Dynamic HTML from Python Script

Aidan aweraw at gmail.com
Tue Jun 10 22:58:55 EDT 2008


Aidan wrote:
> asdf wrote:
>> On Wed, 11 Jun 2008 11:20:48 +1000, Aidan wrote:
>>
>>> asdf wrote:
>>>>> Well, there's a few ways you could approach it.
>>>>>
>>>>> You could create a cgi program from your script - this is probably the
>>>>> solution you're looking for.
>>>>>
>>>>>
>>>> Output from the script does come up very often. There is a new output
>>>> every 10 secs and it's possible that the script might be run
>>>> indefinitely. Basically I want all that output displayed in a web
>>>> browser
>>> Well, in that case you could simply append the new output to a static
>>> file every 10 seconds, or whenever there is new output.  That way, you
>>> just need to refresh the static file in your browser to see updates...
>>> Given what I understand of your situation, that's how I'd do it.
>>>
>> The problem with this is that browser would have to be refreshed manually
>> every 10 seconds. Unless there is a way to set this in the script itself.
> 
> You should be able to do that with just:
> 
> <meta http-equiv="refresh" content="10"/>
> 
> in the <head> section of your page (you can adjust the value of content 
> from 5 to however many seconds you want between refreshes).

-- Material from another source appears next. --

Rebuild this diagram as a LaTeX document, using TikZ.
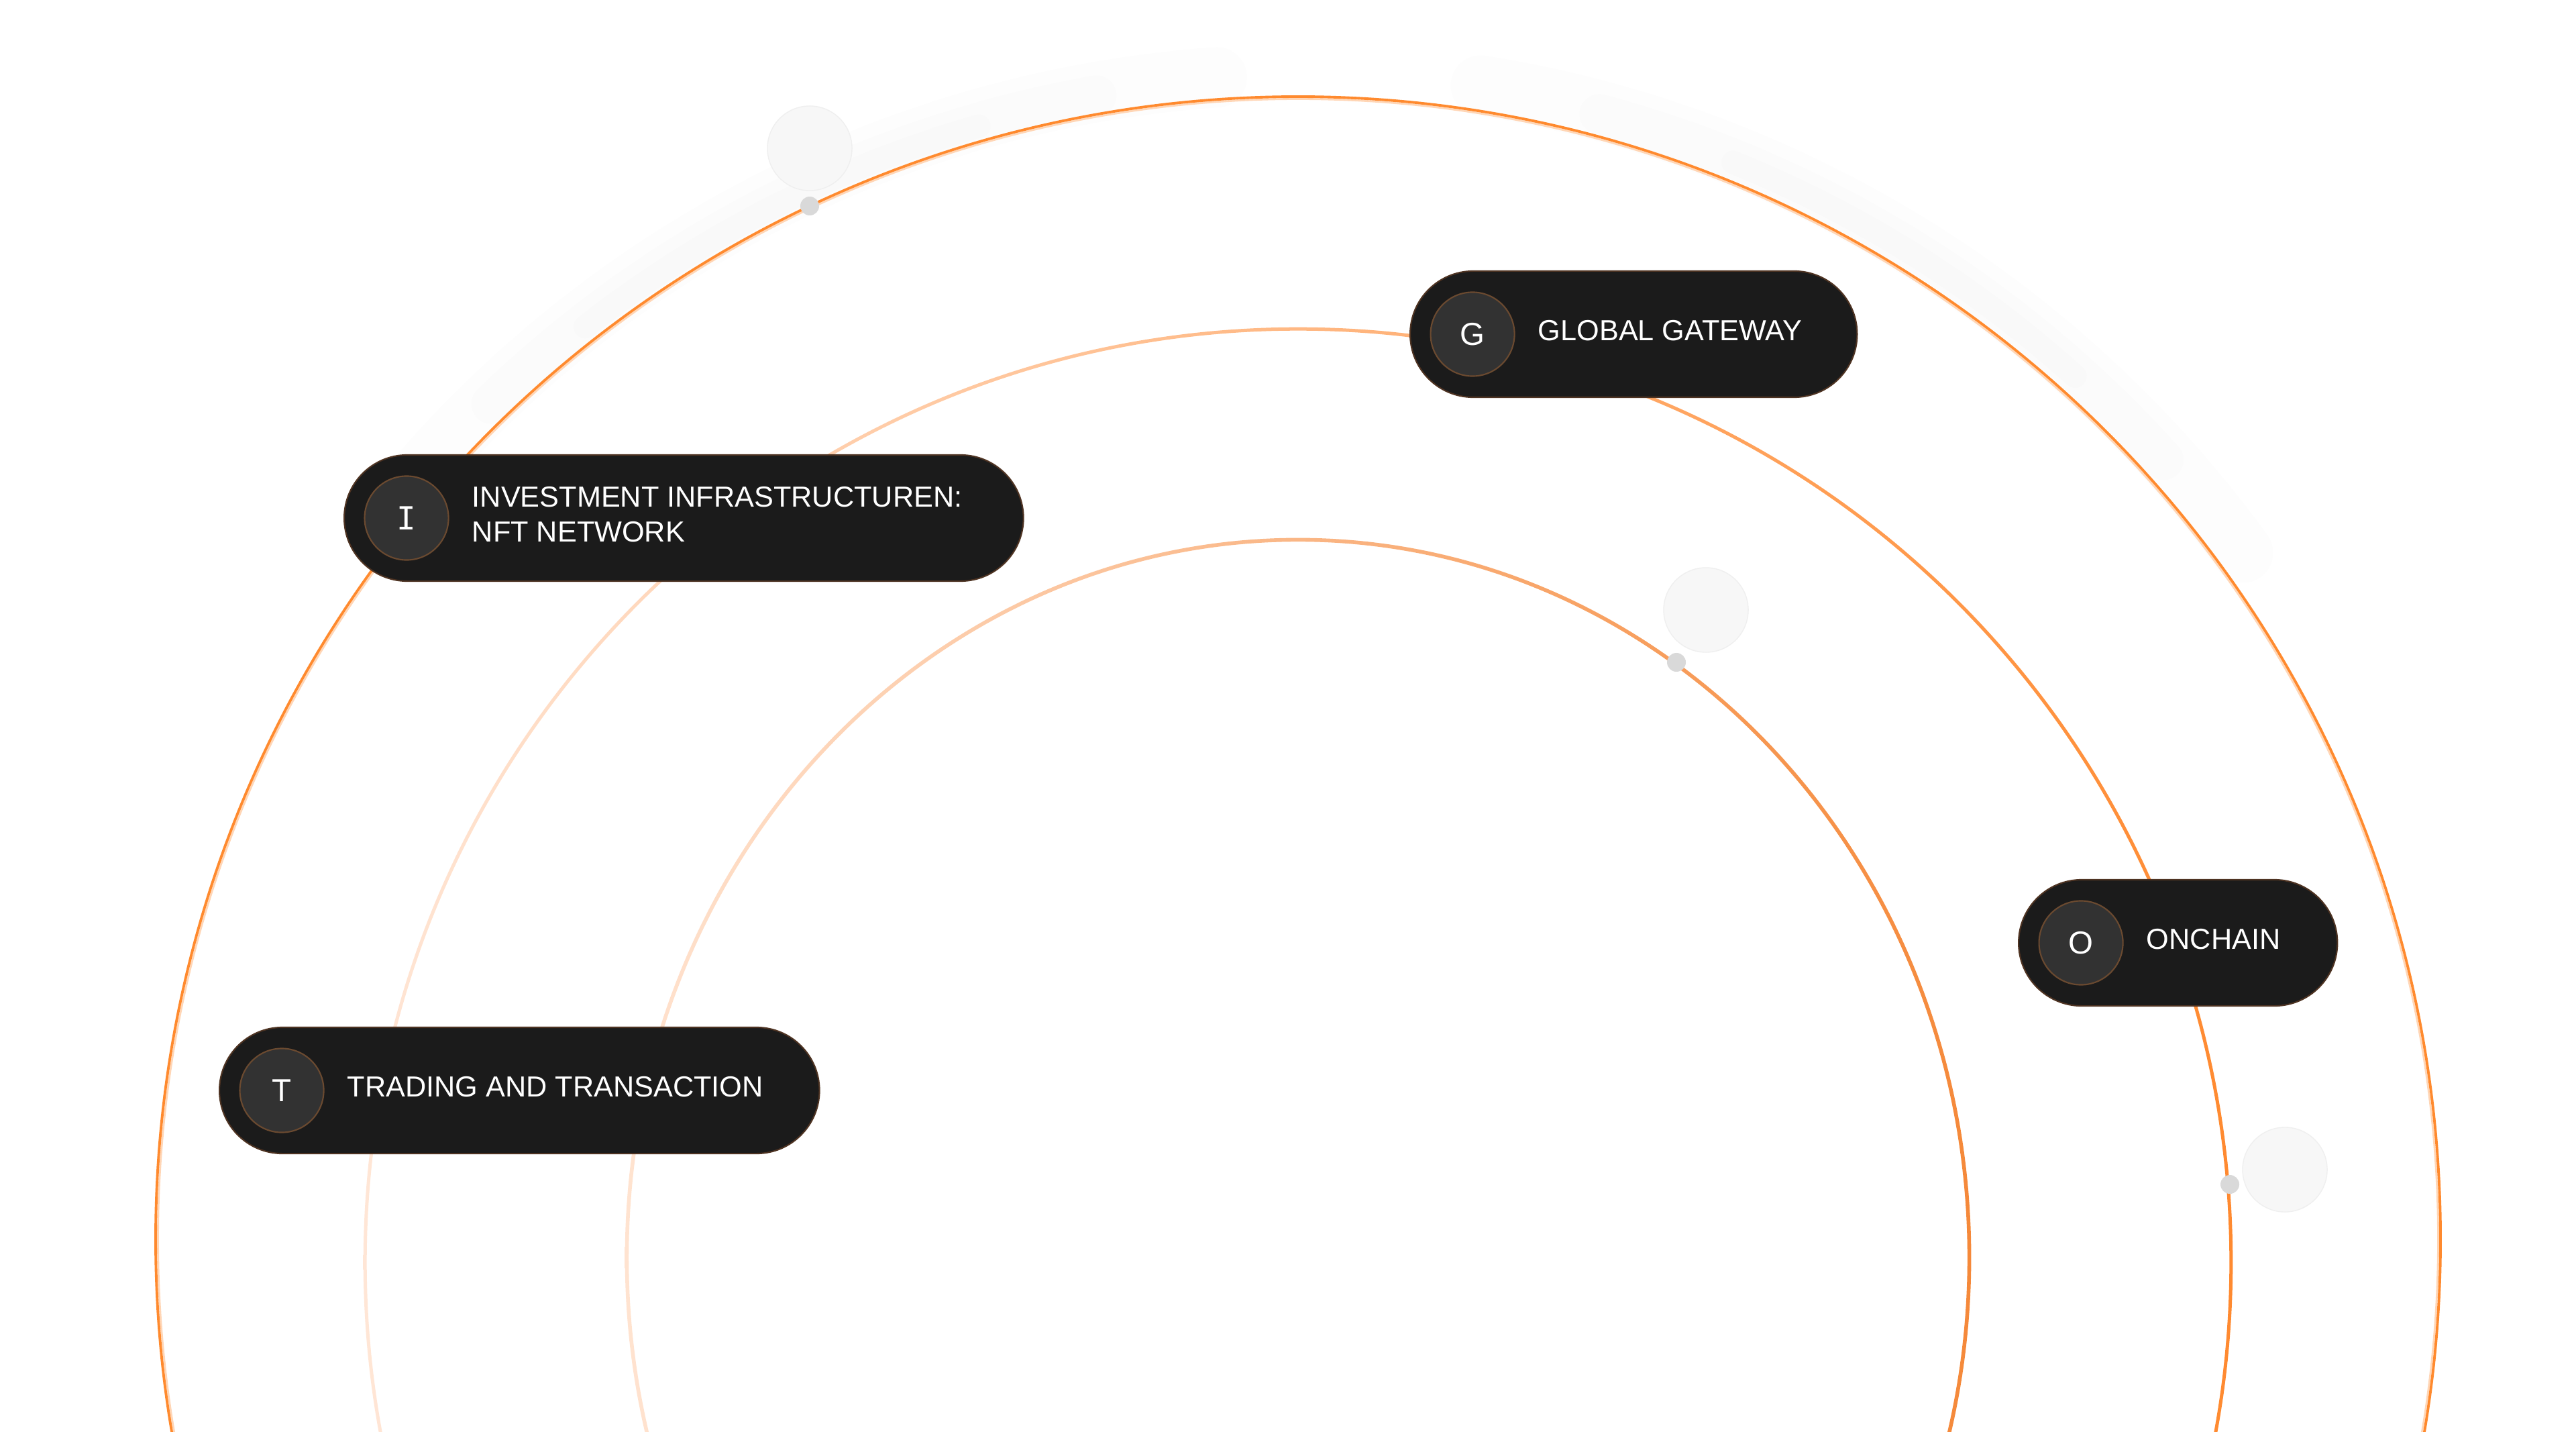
\documentclass[tikz,border=0pt]{standalone}
\usepackage{fontspec}
\setmainfont{Liberation Sans}
\newfontfamily\monofont{DejaVu Sans Mono}
\usetikzlibrary{positioning}

\definecolor{ringorange}{HTML}{FF8A2E}
\definecolor{ringpale}{HTML}{FFE6D6}
\definecolor{ringdeep}{HTML}{FF8A30}
\definecolor{innerpale}{HTML}{FFE3D0}
\definecolor{innerdeep}{HTML}{F5893A}
\definecolor{pillfill}{HTML}{1B1B1B}
\definecolor{pillline}{HTML}{4E3322}
\definecolor{iconfill}{HTML}{323232}
\definecolor{iconline}{HTML}{6B4A30}
\definecolor{dotgray}{HTML}{D9D9D9}
\definecolor{halofill}{HTML}{F7F7F7}
\definecolor{haloline}{HTML}{EFEFEF}

\begin{document}
\begin{tikzpicture}[
x=0.01cm, y=-0.01cm,
pill/.style={rectangle, rounded corners=0.94cm, minimum height=1.88cm, inner sep=0pt,
line width=0.6pt, draw=pillline, fill=pillfill},
icon/.style={circle, minimum size=1.25cm, inner sep=0pt, line width=0.6pt,
draw=iconline, fill=iconfill, text=white, font=\fontsize{13.5}{16}\selectfont},
pilltext/.style={inner sep=0pt, text=white, align=left, yshift=0.05cm,
font=\fontsize{12.3}{14.8}\selectfont},
halo/.style={circle, minimum size=1.26cm, inner sep=0pt, line width=0.4pt, draw=haloline, fill=halofill},
ringdot/.style={circle, minimum size=0.28cm, inner sep=0pt, fill=dotgray},
smoke/.style={black, line cap=round, opacity=0.009}
]
\useasboundingbox (0,0) rectangle (3840,2134);
\fill[white] (0,0) rectangle (3840,2134);
\clip (0,0) rectangle (3840,2134);

% rings
\coordinate (outer-c) at (1935,1847);
\coordinate (middle-c) at (1935,1881);
\coordinate (inner-c) at (1935,1874);

% faint haze along the outer ring
\draw[smoke, line width=0.9cm] (outer-c) ++(140:17.35cm) arc[start angle=140, end angle=94, radius=17.35cm];
\draw[smoke, line width=0.6cm] (outer-c) ++(134:17.3cm) arc[start angle=134, end angle=100, radius=17.3cm];
\draw[smoke, line width=0.35cm] (outer-c) ++(128:17.25cm) arc[start angle=128, end angle=106, radius=17.25cm];
\draw[smoke, line width=0.9cm] (outer-c) ++(81:17.4cm) arc[start angle=81, end angle=36, radius=17.4cm];
\draw[smoke, line width=0.6cm] (outer-c) ++(75:17.35cm) arc[start angle=75, end angle=42, radius=17.35cm];
\draw[smoke, line width=0.35cm] (outer-c) ++(68:17.3cm) arc[start angle=68, end angle=48, radius=17.3cm];

\draw[ringorange!35, line width=0.8pt] (outer-c) circle (16.985cm);
\draw[ringorange, line width=1.1pt] (outer-c) circle (17.02cm);
\shade[left color=ringpale, right color=ringdeep, even odd rule]
  (middle-c) circle (13.925cm) (middle-c) circle (13.875cm);
\shade[left color=innerpale, right color=innerdeep, even odd rule]
  (inner-c) ellipse [x radius=10.028cm, y radius=10.718cm]
  (inner-c) ellipse [x radius=9.972cm, y radius=10.662cm];

% markers
\node[halo] (halo-top) at (1207,221) {};
\node[ringdot] (dot-top) at (1207,307) {};
\node[halo] (halo-mid) at (2543,909) {};
\node[ringdot] (dot-mid) at (2499,987) {};
\node[halo] (halo-right) at (3406,1743) {};
\node[ringdot] (dot-right) at (3324,1765) {};

% pills
\node[pill, anchor=west, minimum width=10.12cm] (invest) at (512,772) {};
\node[icon] (invest-icon) at ([xshift=0.94cm]invest.west) {\monofont I};
\node[pilltext, right=0.335cm of invest-icon] (invest-text) {INVESTMENT INFRASTRUCTUREN:\\NFT NETWORK};

\node[pill, anchor=west, minimum width=6.66cm] (gateway) at (2101,498) {};
\node[icon] (gateway-icon) at ([xshift=0.94cm]gateway.west) {G};
\node[pilltext, right=0.335cm of gateway-icon] (gateway-text) {GLOBAL GATEWAY};

\node[pill, anchor=west, minimum width=4.75cm] (onchain) at (3008,1405) {};
\node[icon] (onchain-icon) at ([xshift=0.94cm]onchain.west) {O};
\node[pilltext, right=0.335cm of onchain-icon] (onchain-text) {ONCHAIN};

\node[pill, anchor=west, minimum width=8.94cm] (trading) at (326,1625) {};
\node[icon] (trading-icon) at ([xshift=0.94cm]trading.west) {T};
\node[pilltext, right=0.335cm of trading-icon] (trading-text) {TRADING AND TRANSACTION};
\end{tikzpicture}
\end{document}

To be clear, you can set the content attribute value to any arbitrary 
integer value.

> 
> You could also look at adding some AJAX-yness to your page, and have it 
> query your script for new output every 10 seconds, and then add that 
> content to the existing page... it sounds like this behavior is what 
> you're looking for, but it's slightly harder to pull off than the method 
> mentioned above.
> 
>>
>>> A constantly running CGI app is probably not the best idea, given
>>> timeouts and other such constraints you might run into.
>>>
>>>
>>>>> You could have the script run periodically and create a static html
>>>>> file in the webroot... this would be acceptable, maybe preferable, if
>>>>> the output from your script doesn't change frequently.